Webhook server receives results:

@app.post("/webhook/pdf-results")
async def receive_pdf_results(request: Request):
    result = await request.json()
    # You can implement your own saving functions
    save_markdown(result["data"]["text"])
    return {"status": "received"}

Cerebrium recommends verifying webhook signatures to ensure security.

Webhook Signature Verification

import hmac
import hashlib

def verify_webhook_signature(request_id, timestamp, body, signature, secret):
    # Remove the 'v1,' prefix from the signature
    signature = signature.split(',')[1] if ',' in signature else signature

    # Construct the signed content
    signed_content = f"{request_id}.{timestamp}.{body}"
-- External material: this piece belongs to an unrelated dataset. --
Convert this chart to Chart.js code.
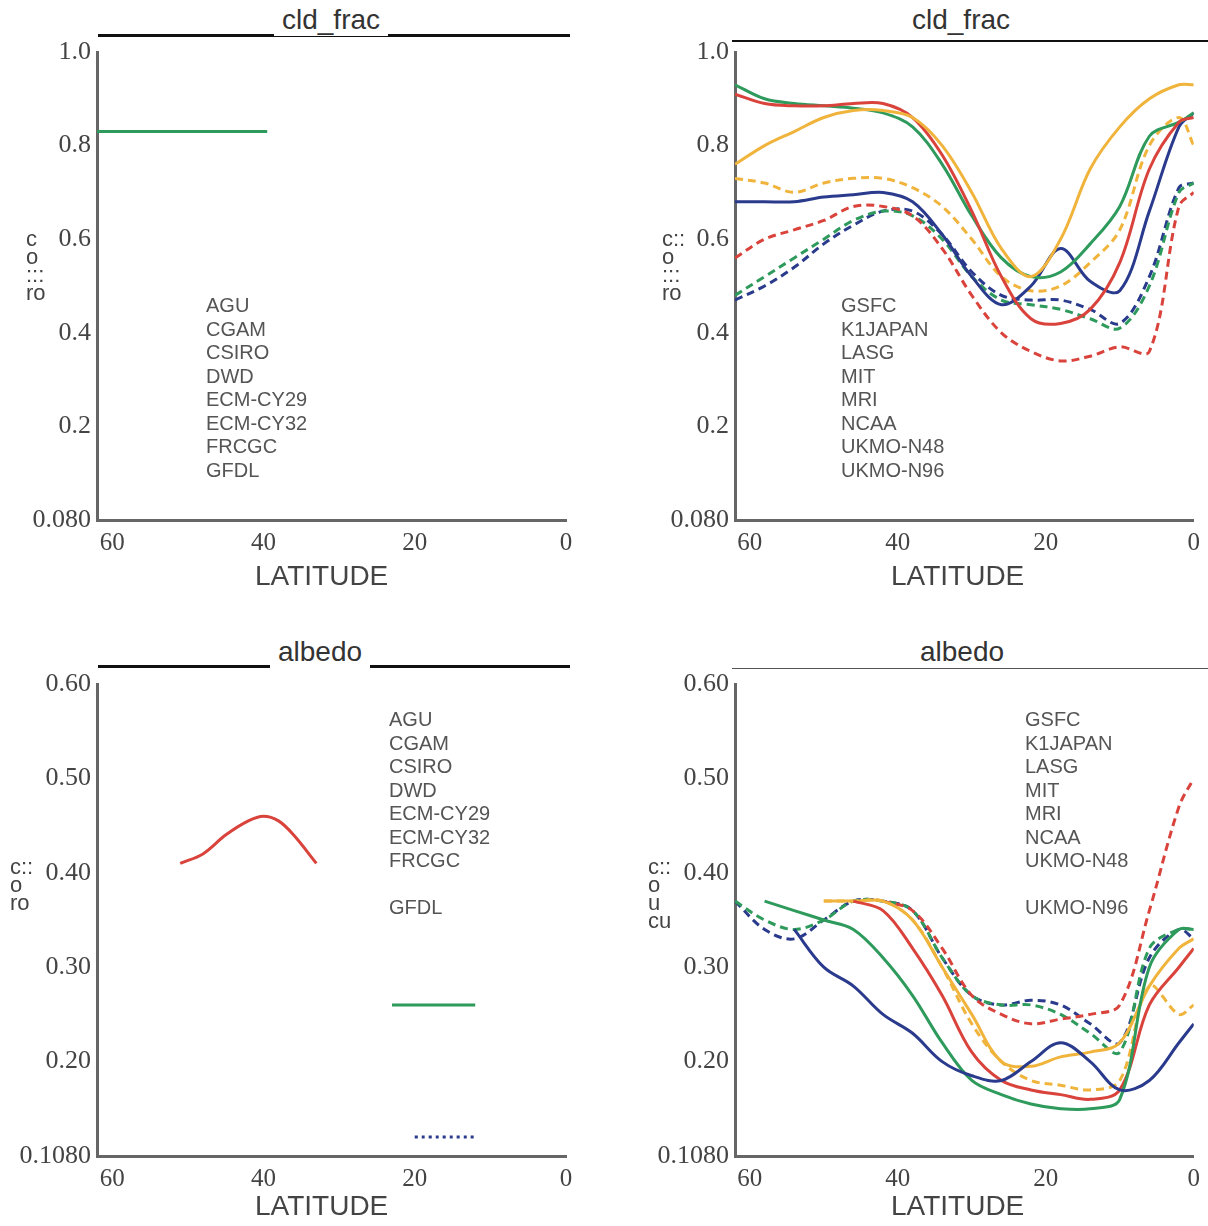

    # Calculate expected signature
    expected_signature = hmac.new(
        secret.encode(),
        signed_content.encode(),
        hashlib.sha256
    ).hexdigest()

    # Compare signatures
    return hmac.compare_digest(expected_signature, signature)

Benefits #

No timeouts - HTTP connection closes immediately
Scalable - Handle multiple PDFs concurrently
Reliable - Results delivered even if processing takes hours
Connection resilience - Short-lived HTTP requests handle unstable connections better than long-running ones
Batch processing - Perfect for evaluating multiple documents where immediate responses aren’t needed

Caveats #

Cerebrium webhook do not have a retry mechanism built-in. Other providers may have retries.

Accessibility #

One challenge with webhooks is making your endpoint accessible from serverless functions. During development, you can use tunneling services:

# Using ngrok
ngrok http 5000

# Or cloudflared tunnel
cloudflared tunnel --url http://localhost:5000

These create public URLs that forward to your local webhook server, allowing serverless functions to reach your endpoint during development.

When to Use Webhooks #

Use webhooks for long-running tasks where immediate response isn’t feasible.
Ideal for batch processing, large datasets or operations taking minutes to hours.

Production Patterns #

When deploying webhook-based processing to production, consider these patterns:

Track job IDs - Store the run_id returned from initial requests with document metadata for tracking and retrieval
Webhook reliability - Cerebrium has no retry mechanism. Lost webhooks mean lost results. Ensure your webhook endpoint is highly available
Queue systems - For high-volume processing, implement a queue-based system to manage async jobs and handle backpressure
Database tracking - Maintain job state in your database (pending, processing, completed, failed) to provide status updates to users

Extensions #

This webhook pattern serves as a foundation for more complex systems:

Caching strategies - Cache extracted content by document hash to prevent repeated processing. Use Redis, disk cache, or object storage with TTLs based on document update frequency
Self-hosted queues - Implement Celery, BullMQ, or similar queue systems for managing async job lifecycles with retry logic
Custom monitoring - Build dashboards tracking job completion rates, processing times, and failure patterns
Webhook middleware - Add retry mechanisms, circuit breakers, and fallback handlers to handle delivery failures
Hybrid approaches - Combine serverless processing with self-hosted orchestration for cost optimization

Conclusion #

Serverless webhooks eliminate the issues of timeouts in long running jobs. By leveraging Cerebrium’s FastAPI endpoints and secure webhook system, you can efficiently process large PDFs without worrying about connection drops or timeouts.

The pattern works great for PDF processing, image conversion, or any operation that takes more than a few minutes to complete.